Plotting code records:
====

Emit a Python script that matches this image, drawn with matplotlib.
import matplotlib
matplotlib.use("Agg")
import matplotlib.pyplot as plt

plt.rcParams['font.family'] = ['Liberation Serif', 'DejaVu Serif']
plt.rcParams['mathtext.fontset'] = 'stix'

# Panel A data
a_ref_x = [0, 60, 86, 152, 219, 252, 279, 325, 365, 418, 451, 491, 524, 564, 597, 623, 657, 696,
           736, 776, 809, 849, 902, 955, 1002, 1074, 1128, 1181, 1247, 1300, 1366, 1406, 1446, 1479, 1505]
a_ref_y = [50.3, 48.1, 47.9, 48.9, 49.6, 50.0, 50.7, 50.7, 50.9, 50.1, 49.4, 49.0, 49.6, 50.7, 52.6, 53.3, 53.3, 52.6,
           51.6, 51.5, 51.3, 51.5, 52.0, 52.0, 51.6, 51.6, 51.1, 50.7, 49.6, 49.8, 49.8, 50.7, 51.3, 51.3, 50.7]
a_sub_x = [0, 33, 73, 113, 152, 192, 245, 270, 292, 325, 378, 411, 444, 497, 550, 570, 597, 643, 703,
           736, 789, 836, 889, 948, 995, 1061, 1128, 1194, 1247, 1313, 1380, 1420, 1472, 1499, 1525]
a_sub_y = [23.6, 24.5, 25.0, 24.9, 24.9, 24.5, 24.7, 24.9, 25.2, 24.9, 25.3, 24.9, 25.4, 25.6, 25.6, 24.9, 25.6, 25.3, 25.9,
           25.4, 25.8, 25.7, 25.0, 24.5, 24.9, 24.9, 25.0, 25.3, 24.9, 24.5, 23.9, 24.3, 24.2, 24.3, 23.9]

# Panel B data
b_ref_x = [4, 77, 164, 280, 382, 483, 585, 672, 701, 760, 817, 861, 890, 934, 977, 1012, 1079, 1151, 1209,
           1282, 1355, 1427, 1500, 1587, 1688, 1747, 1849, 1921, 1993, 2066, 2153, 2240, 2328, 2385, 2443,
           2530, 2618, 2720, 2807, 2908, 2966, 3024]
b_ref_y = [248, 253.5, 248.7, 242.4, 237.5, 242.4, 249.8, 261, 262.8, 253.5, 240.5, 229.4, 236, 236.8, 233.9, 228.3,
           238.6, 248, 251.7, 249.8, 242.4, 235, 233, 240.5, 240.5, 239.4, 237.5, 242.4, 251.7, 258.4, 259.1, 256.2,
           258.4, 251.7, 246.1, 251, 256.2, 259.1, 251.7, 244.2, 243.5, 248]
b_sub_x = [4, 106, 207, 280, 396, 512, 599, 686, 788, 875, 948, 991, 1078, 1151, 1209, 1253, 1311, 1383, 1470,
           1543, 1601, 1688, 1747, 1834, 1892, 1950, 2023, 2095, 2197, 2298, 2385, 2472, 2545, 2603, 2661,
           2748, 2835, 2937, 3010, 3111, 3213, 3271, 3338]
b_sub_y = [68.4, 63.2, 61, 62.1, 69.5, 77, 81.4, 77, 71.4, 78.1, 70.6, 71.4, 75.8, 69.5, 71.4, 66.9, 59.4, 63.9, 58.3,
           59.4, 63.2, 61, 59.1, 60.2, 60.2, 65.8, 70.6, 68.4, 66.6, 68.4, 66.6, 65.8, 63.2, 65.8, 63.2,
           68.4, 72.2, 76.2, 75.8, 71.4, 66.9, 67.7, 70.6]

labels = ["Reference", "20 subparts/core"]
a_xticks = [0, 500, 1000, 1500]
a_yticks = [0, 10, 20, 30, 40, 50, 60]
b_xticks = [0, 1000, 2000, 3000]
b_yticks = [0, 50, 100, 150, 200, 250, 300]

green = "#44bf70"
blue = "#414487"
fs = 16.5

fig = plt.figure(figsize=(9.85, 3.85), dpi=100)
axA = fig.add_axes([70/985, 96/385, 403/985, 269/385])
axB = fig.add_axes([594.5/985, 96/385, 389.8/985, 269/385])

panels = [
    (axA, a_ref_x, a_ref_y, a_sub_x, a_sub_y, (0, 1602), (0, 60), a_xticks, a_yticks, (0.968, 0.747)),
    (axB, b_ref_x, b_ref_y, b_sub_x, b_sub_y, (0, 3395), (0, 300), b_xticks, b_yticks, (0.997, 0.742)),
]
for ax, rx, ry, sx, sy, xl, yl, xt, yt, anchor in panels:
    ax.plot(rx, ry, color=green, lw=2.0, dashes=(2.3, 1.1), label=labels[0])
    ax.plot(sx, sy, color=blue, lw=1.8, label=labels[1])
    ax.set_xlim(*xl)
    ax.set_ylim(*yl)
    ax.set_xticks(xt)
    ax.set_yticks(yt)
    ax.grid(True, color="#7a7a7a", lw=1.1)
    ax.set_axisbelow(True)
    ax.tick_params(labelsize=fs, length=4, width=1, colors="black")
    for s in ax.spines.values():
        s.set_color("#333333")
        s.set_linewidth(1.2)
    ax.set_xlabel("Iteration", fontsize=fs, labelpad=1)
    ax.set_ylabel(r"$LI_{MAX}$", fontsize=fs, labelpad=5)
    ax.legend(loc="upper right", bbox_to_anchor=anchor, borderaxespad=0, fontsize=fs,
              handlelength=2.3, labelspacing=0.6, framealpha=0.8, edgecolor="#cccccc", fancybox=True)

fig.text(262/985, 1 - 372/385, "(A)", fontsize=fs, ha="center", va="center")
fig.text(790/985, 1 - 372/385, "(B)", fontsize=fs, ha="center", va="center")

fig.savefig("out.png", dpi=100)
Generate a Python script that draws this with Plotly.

====

What you need to do: Take the lines above and retype all of them exactly.

Response below:
Emit a Python script that matches this image, drawn with matplotlib.
import matplotlib
matplotlib.use("Agg")
import matplotlib.pyplot as plt

plt.rcParams['font.family'] = ['Liberation Serif', 'DejaVu Serif']
plt.rcParams['mathtext.fontset'] = 'stix'

# Panel A data
a_ref_x = [0, 60, 86, 152, 219, 252, 279, 325, 365, 418, 451, 491, 524, 564, 597, 623, 657, 696,
           736, 776, 809, 849, 902, 955, 1002, 1074, 1128, 1181, 1247, 1300, 1366, 1406, 1446, 1479, 1505]
a_ref_y = [50.3, 48.1, 47.9, 48.9, 49.6, 50.0, 50.7, 50.7, 50.9, 50.1, 49.4, 49.0, 49.6, 50.7, 52.6, 53.3, 53.3, 52.6,
           51.6, 51.5, 51.3, 51.5, 52.0, 52.0, 51.6, 51.6, 51.1, 50.7, 49.6, 49.8, 49.8, 50.7, 51.3, 51.3, 50.7]
a_sub_x = [0, 33, 73, 113, 152, 192, 245, 270, 292, 325, 378, 411, 444, 497, 550, 570, 597, 643, 703,
           736, 789, 836, 889, 948, 995, 1061, 1128, 1194, 1247, 1313, 1380, 1420, 1472, 1499, 1525]
a_sub_y = [23.6, 24.5, 25.0, 24.9, 24.9, 24.5, 24.7, 24.9, 25.2, 24.9, 25.3, 24.9, 25.4, 25.6, 25.6, 24.9, 25.6, 25.3, 25.9,
           25.4, 25.8, 25.7, 25.0, 24.5, 24.9, 24.9, 25.0, 25.3, 24.9, 24.5, 23.9, 24.3, 24.2, 24.3, 23.9]

# Panel B data
b_ref_x = [4, 77, 164, 280, 382, 483, 585, 672, 701, 760, 817, 861, 890, 934, 977, 1012, 1079, 1151, 1209,
           1282, 1355, 1427, 1500, 1587, 1688, 1747, 1849, 1921, 1993, 2066, 2153, 2240, 2328, 2385, 2443,
           2530, 2618, 2720, 2807, 2908, 2966, 3024]
b_ref_y = [248, 253.5, 248.7, 242.4, 237.5, 242.4, 249.8, 261, 262.8, 253.5, 240.5, 229.4, 236, 236.8, 233.9, 228.3,
           238.6, 248, 251.7, 249.8, 242.4, 235, 233, 240.5, 240.5, 239.4, 237.5, 242.4, 251.7, 258.4, 259.1, 256.2,
           258.4, 251.7, 246.1, 251, 256.2, 259.1, 251.7, 244.2, 243.5, 248]
b_sub_x = [4, 106, 207, 280, 396, 512, 599, 686, 788, 875, 948, 991, 1078, 1151, 1209, 1253, 1311, 1383, 1470,
           1543, 1601, 1688, 1747, 1834, 1892, 1950, 2023, 2095, 2197, 2298, 2385, 2472, 2545, 2603, 2661,
           2748, 2835, 2937, 3010, 3111, 3213, 3271, 3338]
b_sub_y = [68.4, 63.2, 61, 62.1, 69.5, 77, 81.4, 77, 71.4, 78.1, 70.6, 71.4, 75.8, 69.5, 71.4, 66.9, 59.4, 63.9, 58.3,
           59.4, 63.2, 61, 59.1, 60.2, 60.2, 65.8, 70.6, 68.4, 66.6, 68.4, 66.6, 65.8, 63.2, 65.8, 63.2,
           68.4, 72.2, 76.2, 75.8, 71.4, 66.9, 67.7, 70.6]

labels = ["Reference", "20 subparts/core"]
a_xticks = [0, 500, 1000, 1500]
a_yticks = [0, 10, 20, 30, 40, 50, 60]
b_xticks = [0, 1000, 2000, 3000]
b_yticks = [0, 50, 100, 150, 200, 250, 300]

green = "#44bf70"
blue = "#414487"
fs = 16.5

fig = plt.figure(figsize=(9.85, 3.85), dpi=100)
axA = fig.add_axes([70/985, 96/385, 403/985, 269/385])
axB = fig.add_axes([594.5/985, 96/385, 389.8/985, 269/385])

panels = [
    (axA, a_ref_x, a_ref_y, a_sub_x, a_sub_y, (0, 1602), (0, 60), a_xticks, a_yticks, (0.968, 0.747)),
    (axB, b_ref_x, b_ref_y, b_sub_x, b_sub_y, (0, 3395), (0, 300), b_xticks, b_yticks, (0.997, 0.742)),
]
for ax, rx, ry, sx, sy, xl, yl, xt, yt, anchor in panels:
    ax.plot(rx, ry, color=green, lw=2.0, dashes=(2.3, 1.1), label=labels[0])
    ax.plot(sx, sy, color=blue, lw=1.8, label=labels[1])
    ax.set_xlim(*xl)
    ax.set_ylim(*yl)
    ax.set_xticks(xt)
    ax.set_yticks(yt)
    ax.grid(True, color="#7a7a7a", lw=1.1)
    ax.set_axisbelow(True)
    ax.tick_params(labelsize=fs, length=4, width=1, colors="black")
    for s in ax.spines.values():
        s.set_color("#333333")
        s.set_linewidth(1.2)
    ax.set_xlabel("Iteration", fontsize=fs, labelpad=1)
    ax.set_ylabel(r"$LI_{MAX}$", fontsize=fs, labelpad=5)
    ax.legend(loc="upper right", bbox_to_anchor=anchor, borderaxespad=0, fontsize=fs,
              handlelength=2.3, labelspacing=0.6, framealpha=0.8, edgecolor="#cccccc", fancybox=True)

fig.text(262/985, 1 - 372/385, "(A)", fontsize=fs, ha="center", va="center")
fig.text(790/985, 1 - 372/385, "(B)", fontsize=fs, ha="center", va="center")

fig.savefig("out.png", dpi=100)
Generate a Python script that draws this with Plotly.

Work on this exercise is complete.